Par ailleurs, entre les fermetures des petits commerces de détail et les faillites innombrables, l'emploi salarié dans l'ensemble du commerce n'a cessé de diminuer : entre 1992 et 1994, près de 80 000 emplois auraient été perdus dans le secteur.
En février 1996, le gouvernement présente un projet de loi. Le texte s'attaque aux prix cassés, en interdisant les ventes à perte, qui permettent aux grands magasins de séduire le client en consentant des baisses extrêmes sur quelques produits afin de mieux faire passer des prix plus élevés sur la majorité des autres produits. Le projet permet également aux fournisseurs de refuser de vendre si les hypers proposent des prix trop bas. Enfin, il est prévu pour les agriculteurs la possibilité de constituer des ententes afin de peser plus lourd lors des négociations avec les distributeurs. En avril, un autre texte vise à limiter cette fois l'urbanisme commercial. Le projet fait passer de 1 000 m2 à 300 le seuil à partir duquel une procédure d'autorisation préalable est nécessaire pour l'installation de tout nouveau commerce de grande surface. Le texte entend aussi limiter le nombre des élus au sein des commissions délivrant les autorisations aux nouvelles grandes surfaces, afin de limiter les risques de corruption ou, plus simplement, la tentation d'accepter toutes les demandes au nom de la création d'emplois nouveaux.

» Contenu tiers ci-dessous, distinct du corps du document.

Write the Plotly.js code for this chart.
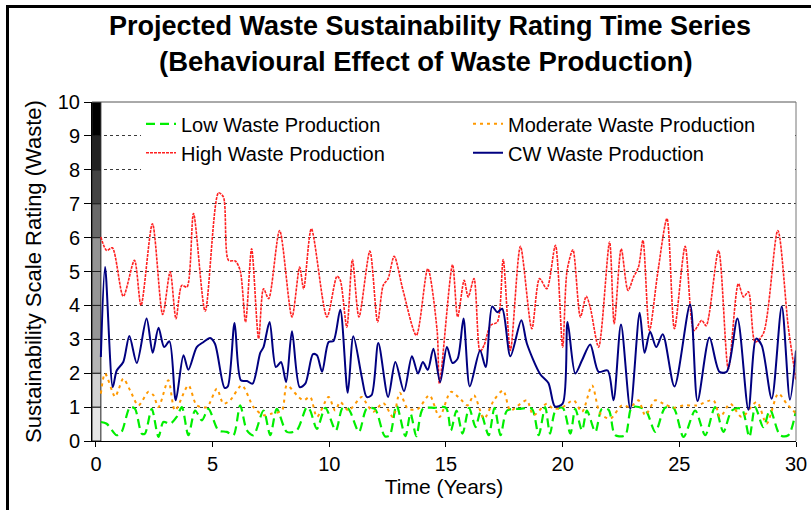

L'affaire ne fait que commencer...
OPA
Au mois de juillet 1996, le propriétaire des hypermarchés Auchan (famille Mulliez) lance une offre publique d'achat (OPA) géante et hostile sur les Docks de France (Mammouth et Atac), dont les actionnaires familiaux résistent dans un premier temps. La plus grosse fortune de France (29,3 milliards de francs selon le magazine américain Forbes) avance 15 milliards de francs pour s'affranchir des nouvelles contraintes imposées par le gouvernement pour l'ouverture de grandes surfaces. À l'issue de l'OPA, Auchan procède à la réorganisation du nouveau groupe, qui représente plus de 100 milliards de francs de chiffre d'affaires. Les cultures des deux entreprises ont été mêlées sur la base d'une organisation par métier et d'une structure régionale correspondant à la diversité des enseignes de l'ancien groupe Docks de France.